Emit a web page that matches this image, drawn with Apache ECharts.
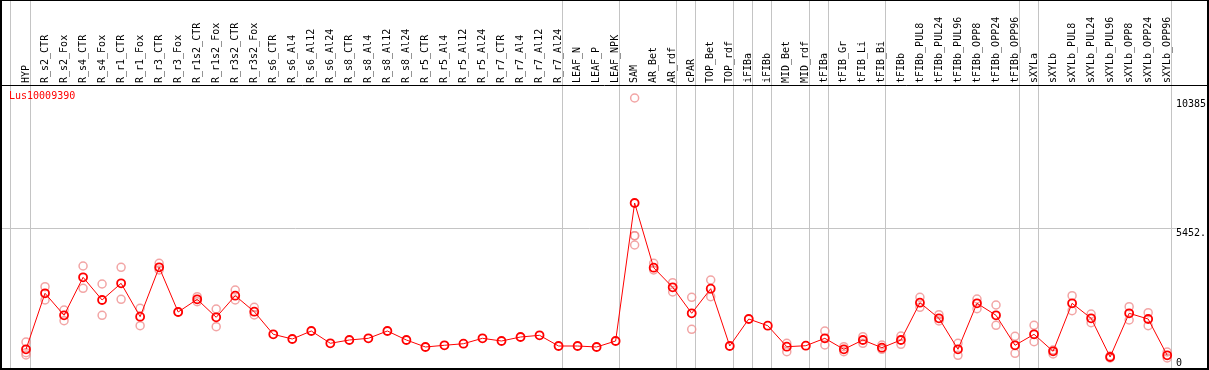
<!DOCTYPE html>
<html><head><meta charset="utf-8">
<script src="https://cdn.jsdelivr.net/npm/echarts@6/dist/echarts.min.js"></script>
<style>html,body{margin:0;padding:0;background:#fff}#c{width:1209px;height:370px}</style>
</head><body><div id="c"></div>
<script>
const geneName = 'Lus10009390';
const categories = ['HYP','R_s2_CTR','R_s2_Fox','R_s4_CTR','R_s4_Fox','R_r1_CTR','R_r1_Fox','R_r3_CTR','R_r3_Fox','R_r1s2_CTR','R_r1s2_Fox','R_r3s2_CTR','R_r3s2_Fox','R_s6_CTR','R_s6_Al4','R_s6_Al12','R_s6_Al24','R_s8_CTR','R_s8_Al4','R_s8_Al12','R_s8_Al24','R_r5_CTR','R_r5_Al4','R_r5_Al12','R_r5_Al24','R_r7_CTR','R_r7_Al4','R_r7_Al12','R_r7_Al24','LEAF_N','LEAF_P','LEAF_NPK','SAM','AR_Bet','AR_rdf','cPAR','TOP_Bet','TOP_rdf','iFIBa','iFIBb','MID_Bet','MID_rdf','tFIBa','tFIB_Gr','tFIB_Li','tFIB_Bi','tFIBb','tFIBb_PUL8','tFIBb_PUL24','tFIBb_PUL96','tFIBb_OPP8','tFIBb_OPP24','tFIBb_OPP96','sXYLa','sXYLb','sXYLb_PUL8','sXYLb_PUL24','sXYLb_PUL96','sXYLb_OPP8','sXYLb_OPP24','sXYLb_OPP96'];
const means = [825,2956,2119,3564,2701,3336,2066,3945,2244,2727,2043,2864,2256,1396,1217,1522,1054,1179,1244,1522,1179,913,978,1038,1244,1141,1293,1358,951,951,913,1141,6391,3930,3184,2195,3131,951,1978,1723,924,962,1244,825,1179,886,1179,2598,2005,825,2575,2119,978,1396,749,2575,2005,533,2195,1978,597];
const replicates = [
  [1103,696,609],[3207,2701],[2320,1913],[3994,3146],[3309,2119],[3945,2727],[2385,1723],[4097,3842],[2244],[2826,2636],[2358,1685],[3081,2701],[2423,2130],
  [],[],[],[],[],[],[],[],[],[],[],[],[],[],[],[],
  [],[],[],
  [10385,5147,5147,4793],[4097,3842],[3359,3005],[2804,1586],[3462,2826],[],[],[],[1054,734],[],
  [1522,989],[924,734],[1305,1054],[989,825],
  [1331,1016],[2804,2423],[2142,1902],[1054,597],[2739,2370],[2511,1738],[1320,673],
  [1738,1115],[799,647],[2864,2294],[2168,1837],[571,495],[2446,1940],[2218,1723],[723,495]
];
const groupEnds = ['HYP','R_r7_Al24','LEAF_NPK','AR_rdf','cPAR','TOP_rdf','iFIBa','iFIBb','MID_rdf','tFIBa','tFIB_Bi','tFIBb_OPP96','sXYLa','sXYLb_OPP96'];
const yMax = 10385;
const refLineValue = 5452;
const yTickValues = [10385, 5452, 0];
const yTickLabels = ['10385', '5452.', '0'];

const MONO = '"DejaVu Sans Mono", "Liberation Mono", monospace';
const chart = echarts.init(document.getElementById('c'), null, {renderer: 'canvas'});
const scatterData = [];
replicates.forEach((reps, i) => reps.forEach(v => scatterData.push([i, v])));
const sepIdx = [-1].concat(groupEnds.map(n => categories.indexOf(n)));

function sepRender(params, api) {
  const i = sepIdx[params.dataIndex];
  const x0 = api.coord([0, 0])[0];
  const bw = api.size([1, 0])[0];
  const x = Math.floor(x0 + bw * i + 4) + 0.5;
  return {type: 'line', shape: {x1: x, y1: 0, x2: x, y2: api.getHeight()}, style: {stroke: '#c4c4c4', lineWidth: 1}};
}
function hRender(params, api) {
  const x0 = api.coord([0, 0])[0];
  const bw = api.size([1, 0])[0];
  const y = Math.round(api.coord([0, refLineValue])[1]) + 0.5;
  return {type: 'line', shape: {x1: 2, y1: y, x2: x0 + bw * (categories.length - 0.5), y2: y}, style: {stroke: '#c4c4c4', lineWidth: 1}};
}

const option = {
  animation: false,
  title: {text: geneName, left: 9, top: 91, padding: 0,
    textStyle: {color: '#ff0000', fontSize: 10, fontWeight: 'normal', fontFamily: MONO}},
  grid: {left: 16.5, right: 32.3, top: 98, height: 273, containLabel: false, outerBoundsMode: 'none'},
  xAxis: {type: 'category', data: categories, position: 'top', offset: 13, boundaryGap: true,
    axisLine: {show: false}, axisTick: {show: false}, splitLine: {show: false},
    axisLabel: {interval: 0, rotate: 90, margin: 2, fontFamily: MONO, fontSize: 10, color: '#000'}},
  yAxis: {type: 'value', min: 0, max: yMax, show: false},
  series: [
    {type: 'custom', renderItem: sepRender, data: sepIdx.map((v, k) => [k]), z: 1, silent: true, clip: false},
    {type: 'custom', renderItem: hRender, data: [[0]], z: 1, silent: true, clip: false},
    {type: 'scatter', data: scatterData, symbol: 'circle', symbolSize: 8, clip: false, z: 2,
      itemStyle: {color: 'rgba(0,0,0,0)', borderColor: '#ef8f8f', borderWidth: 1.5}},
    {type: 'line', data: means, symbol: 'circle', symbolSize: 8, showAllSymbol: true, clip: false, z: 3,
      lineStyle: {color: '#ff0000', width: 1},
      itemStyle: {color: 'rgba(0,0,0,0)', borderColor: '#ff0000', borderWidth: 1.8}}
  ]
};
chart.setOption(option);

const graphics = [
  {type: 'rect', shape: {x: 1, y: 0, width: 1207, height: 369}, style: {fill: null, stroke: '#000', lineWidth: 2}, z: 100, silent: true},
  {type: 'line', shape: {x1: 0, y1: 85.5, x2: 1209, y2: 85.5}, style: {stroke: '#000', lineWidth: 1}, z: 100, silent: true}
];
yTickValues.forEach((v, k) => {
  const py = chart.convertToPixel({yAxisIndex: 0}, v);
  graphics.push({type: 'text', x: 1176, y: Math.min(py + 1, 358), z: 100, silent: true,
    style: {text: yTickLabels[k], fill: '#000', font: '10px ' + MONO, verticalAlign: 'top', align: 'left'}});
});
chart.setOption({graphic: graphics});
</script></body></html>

::::

WHAT TO DO
Leave out the pictures and transcribe everything else exactly.

EXERCISE SOLUTION
Emit a web page that matches this image, drawn with Apache ECharts.
<!DOCTYPE html>
<html><head><meta charset="utf-8">
<script src="https://cdn.jsdelivr.net/npm/echarts@6/dist/echarts.min.js"></script>
<style>html,body{margin:0;padding:0;background:#fff}#c{width:1209px;height:370px}</style>
</head><body><div id="c"></div>
<script>
const geneName = 'Lus10009390';
const categories = ['HYP','R_s2_CTR','R_s2_Fox','R_s4_CTR','R_s4_Fox','R_r1_CTR','R_r1_Fox','R_r3_CTR','R_r3_Fox','R_r1s2_CTR','R_r1s2_Fox','R_r3s2_CTR','R_r3s2_Fox','R_s6_CTR','R_s6_Al4','R_s6_Al12','R_s6_Al24','R_s8_CTR','R_s8_Al4','R_s8_Al12','R_s8_Al24','R_r5_CTR','R_r5_Al4','R_r5_Al12','R_r5_Al24','R_r7_CTR','R_r7_Al4','R_r7_Al12','R_r7_Al24','LEAF_N','LEAF_P','LEAF_NPK','SAM','AR_Bet','AR_rdf','cPAR','TOP_Bet','TOP_rdf','iFIBa','iFIBb','MID_Bet','MID_rdf','tFIBa','tFIB_Gr','tFIB_Li','tFIB_Bi','tFIBb','tFIBb_PUL8','tFIBb_PUL24','tFIBb_PUL96','tFIBb_OPP8','tFIBb_OPP24','tFIBb_OPP96','sXYLa','sXYLb','sXYLb_PUL8','sXYLb_PUL24','sXYLb_PUL96','sXYLb_OPP8','sXYLb_OPP24','sXYLb_OPP96'];
const means = [825,2956,2119,3564,2701,3336,2066,3945,2244,2727,2043,2864,2256,1396,1217,1522,1054,1179,1244,1522,1179,913,978,1038,1244,1141,1293,1358,951,951,913,1141,6391,3930,3184,2195,3131,951,1978,1723,924,962,1244,825,1179,886,1179,2598,2005,825,2575,2119,978,1396,749,2575,2005,533,2195,1978,597];
const replicates = [
  [1103,696,609],[3207,2701],[2320,1913],[3994,3146],[3309,2119],[3945,2727],[2385,1723],[4097,3842],[2244],[2826,2636],[2358,1685],[3081,2701],[2423,2130],
  [],[],[],[],[],[],[],[],[],[],[],[],[],[],[],[],
  [],[],[],
  [10385,5147,5147,4793],[4097,3842],[3359,3005],[2804,1586],[3462,2826],[],[],[],[1054,734],[],
  [1522,989],[924,734],[1305,1054],[989,825],
  [1331,1016],[2804,2423],[2142,1902],[1054,597],[2739,2370],[2511,1738],[1320,673],
  [1738,1115],[799,647],[2864,2294],[2168,1837],[571,495],[2446,1940],[2218,1723],[723,495]
];
const groupEnds = ['HYP','R_r7_Al24','LEAF_NPK','AR_rdf','cPAR','TOP_rdf','iFIBa','iFIBb','MID_rdf','tFIBa','tFIB_Bi','tFIBb_OPP96','sXYLa','sXYLb_OPP96'];
const yMax = 10385;
const refLineValue = 5452;
const yTickValues = [10385, 5452, 0];
const yTickLabels = ['10385', '5452.', '0'];

const MONO = '"DejaVu Sans Mono", "Liberation Mono", monospace';
const chart = echarts.init(document.getElementById('c'), null, {renderer: 'canvas'});
const scatterData = [];
replicates.forEach((reps, i) => reps.forEach(v => scatterData.push([i, v])));
const sepIdx = [-1].concat(groupEnds.map(n => categories.indexOf(n)));

function sepRender(params, api) {
  const i = sepIdx[params.dataIndex];
  const x0 = api.coord([0, 0])[0];
  const bw = api.size([1, 0])[0];
  const x = Math.floor(x0 + bw * i + 4) + 0.5;
  return {type: 'line', shape: {x1: x, y1: 0, x2: x, y2: api.getHeight()}, style: {stroke: '#c4c4c4', lineWidth: 1}};
}
function hRender(params, api) {
  const x0 = api.coord([0, 0])[0];
  const bw = api.size([1, 0])[0];
  const y = Math.round(api.coord([0, refLineValue])[1]) + 0.5;
  return {type: 'line', shape: {x1: 2, y1: y, x2: x0 + bw * (categories.length - 0.5), y2: y}, style: {stroke: '#c4c4c4', lineWidth: 1}};
}

const option = {
  animation: false,
  title: {text: geneName, left: 9, top: 91, padding: 0,
    textStyle: {color: '#ff0000', fontSize: 10, fontWeight: 'normal', fontFamily: MONO}},
  grid: {left: 16.5, right: 32.3, top: 98, height: 273, containLabel: false, outerBoundsMode: 'none'},
  xAxis: {type: 'category', data: categories, position: 'top', offset: 13, boundaryGap: true,
    axisLine: {show: false}, axisTick: {show: false}, splitLine: {show: false},
    axisLabel: {interval: 0, rotate: 90, margin: 2, fontFamily: MONO, fontSize: 10, color: '#000'}},
  yAxis: {type: 'value', min: 0, max: yMax, show: false},
  series: [
    {type: 'custom', renderItem: sepRender, data: sepIdx.map((v, k) => [k]), z: 1, silent: true, clip: false},
    {type: 'custom', renderItem: hRender, data: [[0]], z: 1, silent: true, clip: false},
    {type: 'scatter', data: scatterData, symbol: 'circle', symbolSize: 8, clip: false, z: 2,
      itemStyle: {color: 'rgba(0,0,0,0)', borderColor: '#ef8f8f', borderWidth: 1.5}},
    {type: 'line', data: means, symbol: 'circle', symbolSize: 8, showAllSymbol: true, clip: false, z: 3,
      lineStyle: {color: '#ff0000', width: 1},
      itemStyle: {color: 'rgba(0,0,0,0)', borderColor: '#ff0000', borderWidth: 1.8}}
  ]
};
chart.setOption(option);

const graphics = [
  {type: 'rect', shape: {x: 1, y: 0, width: 1207, height: 369}, style: {fill: null, stroke: '#000', lineWidth: 2}, z: 100, silent: true},
  {type: 'line', shape: {x1: 0, y1: 85.5, x2: 1209, y2: 85.5}, style: {stroke: '#000', lineWidth: 1}, z: 100, silent: true}
];
yTickValues.forEach((v, k) => {
  const py = chart.convertToPixel({yAxisIndex: 0}, v);
  graphics.push({type: 'text', x: 1176, y: Math.min(py + 1, 358), z: 100, silent: true,
    style: {text: yTickLabels[k], fill: '#000', font: '10px ' + MONO, verticalAlign: 'top', align: 'left'}});
});
chart.setOption({graphic: graphics});
</script></body></html>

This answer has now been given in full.